Will you repeat only the lines beginning at the one that mentions "Output the web" and ending at the one that mentions "const seriesValues = [externo, interno, superficie];", both of them included, exactly?
++++
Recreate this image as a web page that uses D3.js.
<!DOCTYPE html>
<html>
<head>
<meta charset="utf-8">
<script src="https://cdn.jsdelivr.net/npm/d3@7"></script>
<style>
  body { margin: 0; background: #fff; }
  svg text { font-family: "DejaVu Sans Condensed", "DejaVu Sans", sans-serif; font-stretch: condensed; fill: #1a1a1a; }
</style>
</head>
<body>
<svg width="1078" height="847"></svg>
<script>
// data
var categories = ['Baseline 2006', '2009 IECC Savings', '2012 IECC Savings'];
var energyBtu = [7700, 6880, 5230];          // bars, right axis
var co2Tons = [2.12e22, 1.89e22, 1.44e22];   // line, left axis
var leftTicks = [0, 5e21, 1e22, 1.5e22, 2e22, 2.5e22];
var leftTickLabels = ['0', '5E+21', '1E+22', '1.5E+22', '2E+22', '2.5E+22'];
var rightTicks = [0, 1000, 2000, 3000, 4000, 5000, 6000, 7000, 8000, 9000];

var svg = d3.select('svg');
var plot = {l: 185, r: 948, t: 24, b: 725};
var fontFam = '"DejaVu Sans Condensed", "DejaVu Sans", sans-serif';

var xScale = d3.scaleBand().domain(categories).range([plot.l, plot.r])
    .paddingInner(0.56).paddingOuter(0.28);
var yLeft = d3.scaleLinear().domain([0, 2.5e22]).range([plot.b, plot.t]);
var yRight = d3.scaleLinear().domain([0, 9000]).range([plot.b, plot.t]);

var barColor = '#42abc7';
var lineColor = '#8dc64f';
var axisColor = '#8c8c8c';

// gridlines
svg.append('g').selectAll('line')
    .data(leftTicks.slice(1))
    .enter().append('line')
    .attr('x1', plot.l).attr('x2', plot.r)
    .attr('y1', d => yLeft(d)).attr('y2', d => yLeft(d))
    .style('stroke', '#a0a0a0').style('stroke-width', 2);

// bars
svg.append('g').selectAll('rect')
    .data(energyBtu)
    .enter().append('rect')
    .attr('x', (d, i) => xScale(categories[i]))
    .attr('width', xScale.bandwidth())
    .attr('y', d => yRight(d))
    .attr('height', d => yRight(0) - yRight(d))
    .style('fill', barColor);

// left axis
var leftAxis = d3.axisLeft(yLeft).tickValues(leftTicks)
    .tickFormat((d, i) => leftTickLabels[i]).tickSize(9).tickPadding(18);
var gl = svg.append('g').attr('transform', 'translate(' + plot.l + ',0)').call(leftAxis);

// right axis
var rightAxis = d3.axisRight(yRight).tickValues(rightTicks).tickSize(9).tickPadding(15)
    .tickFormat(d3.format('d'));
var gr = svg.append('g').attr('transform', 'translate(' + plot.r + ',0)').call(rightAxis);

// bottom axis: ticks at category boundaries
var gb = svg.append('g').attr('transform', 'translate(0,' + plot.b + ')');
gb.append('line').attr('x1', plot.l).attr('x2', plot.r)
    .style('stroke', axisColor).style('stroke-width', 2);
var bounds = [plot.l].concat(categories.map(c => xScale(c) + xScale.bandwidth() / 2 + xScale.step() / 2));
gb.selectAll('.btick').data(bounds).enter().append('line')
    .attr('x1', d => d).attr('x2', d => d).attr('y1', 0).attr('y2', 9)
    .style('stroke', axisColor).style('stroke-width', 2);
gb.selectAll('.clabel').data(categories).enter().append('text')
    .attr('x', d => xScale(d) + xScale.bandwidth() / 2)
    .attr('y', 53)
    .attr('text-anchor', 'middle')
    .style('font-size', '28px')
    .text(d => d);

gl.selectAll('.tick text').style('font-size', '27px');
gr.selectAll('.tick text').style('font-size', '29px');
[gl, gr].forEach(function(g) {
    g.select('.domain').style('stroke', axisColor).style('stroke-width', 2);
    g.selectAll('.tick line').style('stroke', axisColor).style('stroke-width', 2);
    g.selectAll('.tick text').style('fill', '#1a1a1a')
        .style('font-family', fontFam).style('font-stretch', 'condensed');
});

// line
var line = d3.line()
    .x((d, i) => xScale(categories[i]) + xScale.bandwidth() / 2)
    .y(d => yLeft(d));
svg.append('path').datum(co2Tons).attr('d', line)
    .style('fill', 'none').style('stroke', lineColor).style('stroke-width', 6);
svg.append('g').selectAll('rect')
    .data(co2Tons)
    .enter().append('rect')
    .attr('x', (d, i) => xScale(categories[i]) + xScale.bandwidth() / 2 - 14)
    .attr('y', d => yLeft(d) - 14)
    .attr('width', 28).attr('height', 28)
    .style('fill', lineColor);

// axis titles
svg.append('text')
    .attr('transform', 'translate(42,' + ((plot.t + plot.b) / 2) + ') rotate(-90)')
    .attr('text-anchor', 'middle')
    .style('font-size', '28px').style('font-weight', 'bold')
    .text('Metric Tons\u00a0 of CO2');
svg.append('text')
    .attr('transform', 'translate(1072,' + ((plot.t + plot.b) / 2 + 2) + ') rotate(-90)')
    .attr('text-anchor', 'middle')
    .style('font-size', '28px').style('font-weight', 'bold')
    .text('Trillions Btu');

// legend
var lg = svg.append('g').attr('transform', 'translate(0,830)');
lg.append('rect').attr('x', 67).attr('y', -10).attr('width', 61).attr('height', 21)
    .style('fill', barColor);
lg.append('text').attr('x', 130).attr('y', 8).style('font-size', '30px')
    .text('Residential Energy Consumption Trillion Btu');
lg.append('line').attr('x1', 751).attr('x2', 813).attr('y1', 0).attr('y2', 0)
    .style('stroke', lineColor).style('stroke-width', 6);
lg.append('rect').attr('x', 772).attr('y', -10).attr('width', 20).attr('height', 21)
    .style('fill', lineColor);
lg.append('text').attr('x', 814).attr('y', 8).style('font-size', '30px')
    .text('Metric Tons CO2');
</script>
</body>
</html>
++++
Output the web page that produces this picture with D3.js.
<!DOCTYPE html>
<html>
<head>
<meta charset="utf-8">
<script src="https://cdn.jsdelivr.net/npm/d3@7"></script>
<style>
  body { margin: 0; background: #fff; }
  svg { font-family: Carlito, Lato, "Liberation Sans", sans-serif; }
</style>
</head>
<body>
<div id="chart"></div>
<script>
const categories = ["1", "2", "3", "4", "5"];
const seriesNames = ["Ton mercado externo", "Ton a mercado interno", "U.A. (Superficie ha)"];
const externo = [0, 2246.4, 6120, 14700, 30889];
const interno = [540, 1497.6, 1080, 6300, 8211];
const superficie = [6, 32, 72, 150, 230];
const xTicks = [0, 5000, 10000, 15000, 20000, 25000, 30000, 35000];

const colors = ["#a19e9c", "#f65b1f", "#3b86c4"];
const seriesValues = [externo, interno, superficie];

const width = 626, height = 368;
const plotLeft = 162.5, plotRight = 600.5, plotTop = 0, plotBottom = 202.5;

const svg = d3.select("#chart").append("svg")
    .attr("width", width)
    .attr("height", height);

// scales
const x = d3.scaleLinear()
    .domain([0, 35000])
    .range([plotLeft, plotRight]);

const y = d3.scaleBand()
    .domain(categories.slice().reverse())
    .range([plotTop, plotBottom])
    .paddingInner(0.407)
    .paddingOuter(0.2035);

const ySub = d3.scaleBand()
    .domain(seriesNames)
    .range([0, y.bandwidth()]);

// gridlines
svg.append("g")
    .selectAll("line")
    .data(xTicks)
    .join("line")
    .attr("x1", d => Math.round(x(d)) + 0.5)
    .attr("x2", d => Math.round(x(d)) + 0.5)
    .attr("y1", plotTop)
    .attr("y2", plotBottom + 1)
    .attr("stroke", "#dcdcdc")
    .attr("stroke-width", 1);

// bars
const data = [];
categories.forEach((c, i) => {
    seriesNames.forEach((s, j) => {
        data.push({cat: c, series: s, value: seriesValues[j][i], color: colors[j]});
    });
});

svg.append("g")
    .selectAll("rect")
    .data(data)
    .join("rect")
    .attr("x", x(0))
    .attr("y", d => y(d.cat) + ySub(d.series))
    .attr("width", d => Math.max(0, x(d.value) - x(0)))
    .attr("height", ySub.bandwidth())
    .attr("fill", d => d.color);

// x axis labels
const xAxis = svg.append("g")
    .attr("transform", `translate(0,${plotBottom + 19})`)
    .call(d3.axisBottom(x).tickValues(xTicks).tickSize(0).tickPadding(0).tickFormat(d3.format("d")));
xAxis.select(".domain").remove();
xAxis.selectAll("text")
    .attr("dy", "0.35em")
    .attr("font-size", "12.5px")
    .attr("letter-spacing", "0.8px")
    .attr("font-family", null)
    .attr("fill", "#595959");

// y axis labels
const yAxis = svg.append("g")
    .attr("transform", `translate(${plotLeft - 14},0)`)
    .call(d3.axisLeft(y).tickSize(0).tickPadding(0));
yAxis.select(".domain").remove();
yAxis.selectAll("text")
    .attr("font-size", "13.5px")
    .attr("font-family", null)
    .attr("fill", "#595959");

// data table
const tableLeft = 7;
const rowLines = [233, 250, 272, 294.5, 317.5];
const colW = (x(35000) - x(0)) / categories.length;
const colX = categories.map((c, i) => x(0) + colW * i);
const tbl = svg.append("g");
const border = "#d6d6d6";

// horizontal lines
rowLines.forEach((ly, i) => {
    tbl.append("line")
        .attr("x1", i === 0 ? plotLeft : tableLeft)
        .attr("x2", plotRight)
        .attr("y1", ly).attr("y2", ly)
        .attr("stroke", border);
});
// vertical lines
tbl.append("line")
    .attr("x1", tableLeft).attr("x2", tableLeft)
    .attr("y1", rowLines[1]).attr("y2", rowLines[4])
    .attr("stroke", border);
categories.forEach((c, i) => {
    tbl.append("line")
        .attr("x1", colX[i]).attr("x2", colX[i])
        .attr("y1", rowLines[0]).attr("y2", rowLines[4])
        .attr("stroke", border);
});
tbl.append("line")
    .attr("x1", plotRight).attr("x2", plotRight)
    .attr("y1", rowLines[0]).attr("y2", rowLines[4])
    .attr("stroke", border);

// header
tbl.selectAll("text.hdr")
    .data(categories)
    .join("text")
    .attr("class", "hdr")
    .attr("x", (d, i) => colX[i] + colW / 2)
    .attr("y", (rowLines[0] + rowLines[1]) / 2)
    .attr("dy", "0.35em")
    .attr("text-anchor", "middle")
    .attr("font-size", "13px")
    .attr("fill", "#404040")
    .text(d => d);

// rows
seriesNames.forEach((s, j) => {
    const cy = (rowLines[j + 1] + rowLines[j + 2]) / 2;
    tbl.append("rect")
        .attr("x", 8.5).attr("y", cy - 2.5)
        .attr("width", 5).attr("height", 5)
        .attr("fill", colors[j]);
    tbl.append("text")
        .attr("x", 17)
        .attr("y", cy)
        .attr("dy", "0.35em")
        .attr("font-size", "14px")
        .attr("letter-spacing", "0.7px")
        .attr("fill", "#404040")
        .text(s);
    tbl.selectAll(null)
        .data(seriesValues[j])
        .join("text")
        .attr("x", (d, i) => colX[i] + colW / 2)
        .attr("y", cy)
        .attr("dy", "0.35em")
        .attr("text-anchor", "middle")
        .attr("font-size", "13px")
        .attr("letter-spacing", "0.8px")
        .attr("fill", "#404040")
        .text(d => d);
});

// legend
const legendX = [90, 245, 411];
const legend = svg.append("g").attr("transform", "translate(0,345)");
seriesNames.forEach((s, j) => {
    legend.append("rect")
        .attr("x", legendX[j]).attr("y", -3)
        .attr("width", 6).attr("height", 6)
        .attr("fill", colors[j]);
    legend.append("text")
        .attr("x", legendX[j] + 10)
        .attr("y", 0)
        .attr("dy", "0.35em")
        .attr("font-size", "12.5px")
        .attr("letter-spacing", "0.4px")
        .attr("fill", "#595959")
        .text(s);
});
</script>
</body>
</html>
++++
**Answer to the exercise**
Output the web page that produces this picture with D3.js.
<!DOCTYPE html>
<html>
<head>
<meta charset="utf-8">
<script src="https://cdn.jsdelivr.net/npm/d3@7"></script>
<style>
  body { margin: 0; background: #fff; }
  svg { font-family: Carlito, Lato, "Liberation Sans", sans-serif; }
</style>
</head>
<body>
<div id="chart"></div>
<script>
const categories = ["1", "2", "3", "4", "5"];
const seriesNames = ["Ton mercado externo", "Ton a mercado interno", "U.A. (Superficie ha)"];
const externo = [0, 2246.4, 6120, 14700, 30889];
const interno = [540, 1497.6, 1080, 6300, 8211];
const superficie = [6, 32, 72, 150, 230];
const xTicks = [0, 5000, 10000, 15000, 20000, 25000, 30000, 35000];

const colors = ["#a19e9c", "#f65b1f", "#3b86c4"];
const seriesValues = [externo, interno, superficie];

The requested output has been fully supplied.